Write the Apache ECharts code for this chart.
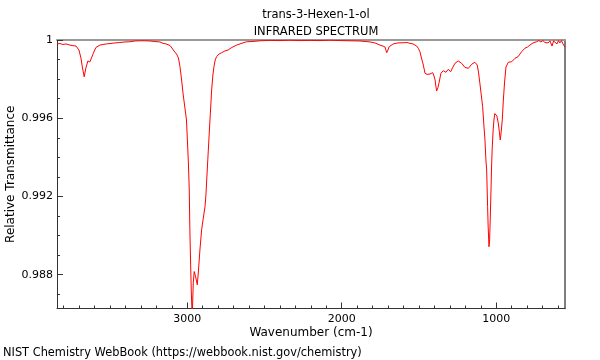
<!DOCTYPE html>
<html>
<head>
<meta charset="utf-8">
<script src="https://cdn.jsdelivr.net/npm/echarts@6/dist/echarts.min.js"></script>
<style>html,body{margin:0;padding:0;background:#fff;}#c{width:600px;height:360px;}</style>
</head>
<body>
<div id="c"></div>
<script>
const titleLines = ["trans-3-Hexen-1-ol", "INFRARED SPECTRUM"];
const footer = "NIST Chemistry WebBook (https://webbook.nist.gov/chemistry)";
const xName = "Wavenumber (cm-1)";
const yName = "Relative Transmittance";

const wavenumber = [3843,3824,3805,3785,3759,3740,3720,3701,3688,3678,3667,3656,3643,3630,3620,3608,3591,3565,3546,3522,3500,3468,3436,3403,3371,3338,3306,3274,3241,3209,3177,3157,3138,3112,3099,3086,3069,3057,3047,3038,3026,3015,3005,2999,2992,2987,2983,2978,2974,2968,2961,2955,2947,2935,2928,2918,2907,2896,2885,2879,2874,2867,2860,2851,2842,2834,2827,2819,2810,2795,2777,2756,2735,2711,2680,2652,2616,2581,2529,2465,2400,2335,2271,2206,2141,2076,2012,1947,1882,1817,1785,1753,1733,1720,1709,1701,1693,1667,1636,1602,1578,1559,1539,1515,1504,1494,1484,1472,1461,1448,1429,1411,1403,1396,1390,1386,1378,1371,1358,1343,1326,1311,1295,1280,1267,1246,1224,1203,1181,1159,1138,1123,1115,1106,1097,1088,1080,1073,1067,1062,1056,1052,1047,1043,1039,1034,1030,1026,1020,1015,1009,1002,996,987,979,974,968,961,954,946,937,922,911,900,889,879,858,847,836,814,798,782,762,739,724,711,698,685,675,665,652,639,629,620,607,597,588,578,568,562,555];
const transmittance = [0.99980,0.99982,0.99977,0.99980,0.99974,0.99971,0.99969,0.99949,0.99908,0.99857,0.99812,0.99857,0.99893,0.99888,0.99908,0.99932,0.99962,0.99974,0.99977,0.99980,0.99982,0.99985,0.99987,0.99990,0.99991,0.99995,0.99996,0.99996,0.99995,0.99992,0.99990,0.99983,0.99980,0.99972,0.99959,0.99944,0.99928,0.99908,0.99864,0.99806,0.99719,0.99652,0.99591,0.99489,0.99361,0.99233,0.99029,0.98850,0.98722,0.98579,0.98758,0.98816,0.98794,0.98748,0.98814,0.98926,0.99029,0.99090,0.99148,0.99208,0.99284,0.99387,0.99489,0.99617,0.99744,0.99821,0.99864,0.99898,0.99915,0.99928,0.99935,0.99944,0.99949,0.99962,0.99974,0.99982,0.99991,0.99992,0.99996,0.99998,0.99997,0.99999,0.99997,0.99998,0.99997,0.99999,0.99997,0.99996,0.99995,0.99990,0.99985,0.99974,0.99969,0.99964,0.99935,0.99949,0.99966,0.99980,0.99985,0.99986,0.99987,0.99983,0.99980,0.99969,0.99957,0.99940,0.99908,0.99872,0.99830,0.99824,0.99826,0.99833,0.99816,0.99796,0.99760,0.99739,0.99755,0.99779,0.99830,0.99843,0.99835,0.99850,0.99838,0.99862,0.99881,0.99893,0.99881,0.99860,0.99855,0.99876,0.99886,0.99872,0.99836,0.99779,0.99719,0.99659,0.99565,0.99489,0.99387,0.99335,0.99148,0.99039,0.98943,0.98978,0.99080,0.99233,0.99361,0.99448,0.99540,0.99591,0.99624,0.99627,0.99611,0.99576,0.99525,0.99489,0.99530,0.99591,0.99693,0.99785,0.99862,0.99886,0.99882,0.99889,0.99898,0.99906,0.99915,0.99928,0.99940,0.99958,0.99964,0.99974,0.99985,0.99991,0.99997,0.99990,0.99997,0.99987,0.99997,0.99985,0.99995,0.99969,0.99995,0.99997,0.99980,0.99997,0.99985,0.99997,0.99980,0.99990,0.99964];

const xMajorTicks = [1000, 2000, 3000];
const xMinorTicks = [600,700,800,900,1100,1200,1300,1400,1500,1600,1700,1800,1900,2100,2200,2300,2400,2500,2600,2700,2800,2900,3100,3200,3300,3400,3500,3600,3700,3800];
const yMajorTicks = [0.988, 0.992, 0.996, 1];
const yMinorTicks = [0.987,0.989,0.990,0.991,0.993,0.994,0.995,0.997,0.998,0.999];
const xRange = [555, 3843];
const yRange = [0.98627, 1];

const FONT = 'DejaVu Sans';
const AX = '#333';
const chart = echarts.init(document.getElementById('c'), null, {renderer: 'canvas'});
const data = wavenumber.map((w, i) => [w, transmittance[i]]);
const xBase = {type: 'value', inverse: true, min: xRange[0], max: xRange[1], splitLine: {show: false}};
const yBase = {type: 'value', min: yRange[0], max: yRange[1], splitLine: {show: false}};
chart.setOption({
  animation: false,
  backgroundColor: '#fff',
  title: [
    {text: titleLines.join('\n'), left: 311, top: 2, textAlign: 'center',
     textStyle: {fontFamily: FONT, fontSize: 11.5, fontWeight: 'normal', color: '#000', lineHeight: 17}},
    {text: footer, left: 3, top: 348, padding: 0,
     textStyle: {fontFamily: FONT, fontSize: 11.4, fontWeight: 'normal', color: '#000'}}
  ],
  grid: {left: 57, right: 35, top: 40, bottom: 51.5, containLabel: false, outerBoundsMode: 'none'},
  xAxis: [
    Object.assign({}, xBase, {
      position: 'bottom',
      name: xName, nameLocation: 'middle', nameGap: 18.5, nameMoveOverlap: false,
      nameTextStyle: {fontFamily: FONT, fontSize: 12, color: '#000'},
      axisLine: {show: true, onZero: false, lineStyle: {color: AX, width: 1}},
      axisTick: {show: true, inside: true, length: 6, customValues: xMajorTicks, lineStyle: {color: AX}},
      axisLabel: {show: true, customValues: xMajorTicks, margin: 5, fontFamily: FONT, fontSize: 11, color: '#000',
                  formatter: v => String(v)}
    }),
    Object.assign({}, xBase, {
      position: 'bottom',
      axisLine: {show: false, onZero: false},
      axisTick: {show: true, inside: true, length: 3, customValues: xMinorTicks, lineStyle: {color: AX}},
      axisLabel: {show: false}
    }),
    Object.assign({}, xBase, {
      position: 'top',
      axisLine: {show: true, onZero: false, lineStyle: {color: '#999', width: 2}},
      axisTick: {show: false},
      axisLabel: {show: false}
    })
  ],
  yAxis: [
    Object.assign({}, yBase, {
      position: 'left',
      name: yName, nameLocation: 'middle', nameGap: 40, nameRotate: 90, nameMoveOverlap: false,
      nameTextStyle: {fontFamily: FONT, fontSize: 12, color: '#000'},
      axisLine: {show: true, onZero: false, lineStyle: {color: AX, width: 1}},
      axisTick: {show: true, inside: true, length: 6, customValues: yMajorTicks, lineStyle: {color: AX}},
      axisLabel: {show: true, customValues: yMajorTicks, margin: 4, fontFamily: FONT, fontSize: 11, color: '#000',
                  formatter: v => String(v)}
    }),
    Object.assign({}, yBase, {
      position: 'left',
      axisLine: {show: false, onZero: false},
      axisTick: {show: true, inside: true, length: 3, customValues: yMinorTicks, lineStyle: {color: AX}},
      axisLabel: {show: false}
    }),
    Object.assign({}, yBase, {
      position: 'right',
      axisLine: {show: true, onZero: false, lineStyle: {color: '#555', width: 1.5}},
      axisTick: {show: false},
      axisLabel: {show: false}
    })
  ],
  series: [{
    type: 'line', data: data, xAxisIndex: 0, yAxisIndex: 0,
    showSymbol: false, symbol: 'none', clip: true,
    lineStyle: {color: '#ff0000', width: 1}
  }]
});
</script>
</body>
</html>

*-*-*

**Required work**
Quote the material word for word, dropping any images it holds.

**Answer in full**
Write the Apache ECharts code for this chart.
<!DOCTYPE html>
<html>
<head>
<meta charset="utf-8">
<script src="https://cdn.jsdelivr.net/npm/echarts@6/dist/echarts.min.js"></script>
<style>html,body{margin:0;padding:0;background:#fff;}#c{width:600px;height:360px;}</style>
</head>
<body>
<div id="c"></div>
<script>
const titleLines = ["trans-3-Hexen-1-ol", "INFRARED SPECTRUM"];
const footer = "NIST Chemistry WebBook (https://webbook.nist.gov/chemistry)";
const xName = "Wavenumber (cm-1)";
const yName = "Relative Transmittance";

const wavenumber = [3843,3824,3805,3785,3759,3740,3720,3701,3688,3678,3667,3656,3643,3630,3620,3608,3591,3565,3546,3522,3500,3468,3436,3403,3371,3338,3306,3274,3241,3209,3177,3157,3138,3112,3099,3086,3069,3057,3047,3038,3026,3015,3005,2999,2992,2987,2983,2978,2974,2968,2961,2955,2947,2935,2928,2918,2907,2896,2885,2879,2874,2867,2860,2851,2842,2834,2827,2819,2810,2795,2777,2756,2735,2711,2680,2652,2616,2581,2529,2465,2400,2335,2271,2206,2141,2076,2012,1947,1882,1817,1785,1753,1733,1720,1709,1701,1693,1667,1636,1602,1578,1559,1539,1515,1504,1494,1484,1472,1461,1448,1429,1411,1403,1396,1390,1386,1378,1371,1358,1343,1326,1311,1295,1280,1267,1246,1224,1203,1181,1159,1138,1123,1115,1106,1097,1088,1080,1073,1067,1062,1056,1052,1047,1043,1039,1034,1030,1026,1020,1015,1009,1002,996,987,979,974,968,961,954,946,937,922,911,900,889,879,858,847,836,814,798,782,762,739,724,711,698,685,675,665,652,639,629,620,607,597,588,578,568,562,555];
const transmittance = [0.99980,0.99982,0.99977,0.99980,0.99974,0.99971,0.99969,0.99949,0.99908,0.99857,0.99812,0.99857,0.99893,0.99888,0.99908,0.99932,0.99962,0.99974,0.99977,0.99980,0.99982,0.99985,0.99987,0.99990,0.99991,0.99995,0.99996,0.99996,0.99995,0.99992,0.99990,0.99983,0.99980,0.99972,0.99959,0.99944,0.99928,0.99908,0.99864,0.99806,0.99719,0.99652,0.99591,0.99489,0.99361,0.99233,0.99029,0.98850,0.98722,0.98579,0.98758,0.98816,0.98794,0.98748,0.98814,0.98926,0.99029,0.99090,0.99148,0.99208,0.99284,0.99387,0.99489,0.99617,0.99744,0.99821,0.99864,0.99898,0.99915,0.99928,0.99935,0.99944,0.99949,0.99962,0.99974,0.99982,0.99991,0.99992,0.99996,0.99998,0.99997,0.99999,0.99997,0.99998,0.99997,0.99999,0.99997,0.99996,0.99995,0.99990,0.99985,0.99974,0.99969,0.99964,0.99935,0.99949,0.99966,0.99980,0.99985,0.99986,0.99987,0.99983,0.99980,0.99969,0.99957,0.99940,0.99908,0.99872,0.99830,0.99824,0.99826,0.99833,0.99816,0.99796,0.99760,0.99739,0.99755,0.99779,0.99830,0.99843,0.99835,0.99850,0.99838,0.99862,0.99881,0.99893,0.99881,0.99860,0.99855,0.99876,0.99886,0.99872,0.99836,0.99779,0.99719,0.99659,0.99565,0.99489,0.99387,0.99335,0.99148,0.99039,0.98943,0.98978,0.99080,0.99233,0.99361,0.99448,0.99540,0.99591,0.99624,0.99627,0.99611,0.99576,0.99525,0.99489,0.99530,0.99591,0.99693,0.99785,0.99862,0.99886,0.99882,0.99889,0.99898,0.99906,0.99915,0.99928,0.99940,0.99958,0.99964,0.99974,0.99985,0.99991,0.99997,0.99990,0.99997,0.99987,0.99997,0.99985,0.99995,0.99969,0.99995,0.99997,0.99980,0.99997,0.99985,0.99997,0.99980,0.99990,0.99964];

const xMajorTicks = [1000, 2000, 3000];
const xMinorTicks = [600,700,800,900,1100,1200,1300,1400,1500,1600,1700,1800,1900,2100,2200,2300,2400,2500,2600,2700,2800,2900,3100,3200,3300,3400,3500,3600,3700,3800];
const yMajorTicks = [0.988, 0.992, 0.996, 1];
const yMinorTicks = [0.987,0.989,0.990,0.991,0.993,0.994,0.995,0.997,0.998,0.999];
const xRange = [555, 3843];
const yRange = [0.98627, 1];

const FONT = 'DejaVu Sans';
const AX = '#333';
const chart = echarts.init(document.getElementById('c'), null, {renderer: 'canvas'});
const data = wavenumber.map((w, i) => [w, transmittance[i]]);
const xBase = {type: 'value', inverse: true, min: xRange[0], max: xRange[1], splitLine: {show: false}};
const yBase = {type: 'value', min: yRange[0], max: yRange[1], splitLine: {show: false}};
chart.setOption({
  animation: false,
  backgroundColor: '#fff',
  title: [
    {text: titleLines.join('\n'), left: 311, top: 2, textAlign: 'center',
     textStyle: {fontFamily: FONT, fontSize: 11.5, fontWeight: 'normal', color: '#000', lineHeight: 17}},
    {text: footer, left: 3, top: 348, padding: 0,
     textStyle: {fontFamily: FONT, fontSize: 11.4, fontWeight: 'normal', color: '#000'}}
  ],
  grid: {left: 57, right: 35, top: 40, bottom: 51.5, containLabel: false, outerBoundsMode: 'none'},
  xAxis: [
    Object.assign({}, xBase, {
      position: 'bottom',
      name: xName, nameLocation: 'middle', nameGap: 18.5, nameMoveOverlap: false,
      nameTextStyle: {fontFamily: FONT, fontSize: 12, color: '#000'},
      axisLine: {show: true, onZero: false, lineStyle: {color: AX, width: 1}},
      axisTick: {show: true, inside: true, length: 6, customValues: xMajorTicks, lineStyle: {color: AX}},
      axisLabel: {show: true, customValues: xMajorTicks, margin: 5, fontFamily: FONT, fontSize: 11, color: '#000',
                  formatter: v => String(v)}
    }),
    Object.assign({}, xBase, {
      position: 'bottom',
      axisLine: {show: false, onZero: false},
      axisTick: {show: true, inside: true, length: 3, customValues: xMinorTicks, lineStyle: {color: AX}},
      axisLabel: {show: false}
    }),
    Object.assign({}, xBase, {
      position: 'top',
      axisLine: {show: true, onZero: false, lineStyle: {color: '#999', width: 2}},
      axisTick: {show: false},
      axisLabel: {show: false}
    })
  ],
  yAxis: [
    Object.assign({}, yBase, {
      position: 'left',
      name: yName, nameLocation: 'middle', nameGap: 40, nameRotate: 90, nameMoveOverlap: false,
      nameTextStyle: {fontFamily: FONT, fontSize: 12, color: '#000'},
      axisLine: {show: true, onZero: false, lineStyle: {color: AX, width: 1}},
      axisTick: {show: true, inside: true, length: 6, customValues: yMajorTicks, lineStyle: {color: AX}},
      axisLabel: {show: true, customValues: yMajorTicks, margin: 4, fontFamily: FONT, fontSize: 11, color: '#000',
                  formatter: v => String(v)}
    }),
    Object.assign({}, yBase, {
      position: 'left',
      axisLine: {show: false, onZero: false},
      axisTick: {show: true, inside: true, length: 3, customValues: yMinorTicks, lineStyle: {color: AX}},
      axisLabel: {show: false}
    }),
    Object.assign({}, yBase, {
      position: 'right',
      axisLine: {show: true, onZero: false, lineStyle: {color: '#555', width: 1.5}},
      axisTick: {show: false},
      axisLabel: {show: false}
    })
  ],
  series: [{
    type: 'line', data: data, xAxisIndex: 0, yAxisIndex: 0,
    showSymbol: false, symbol: 'none', clip: true,
    lineStyle: {color: '#ff0000', width: 1}
  }]
});
</script>
</body>
</html>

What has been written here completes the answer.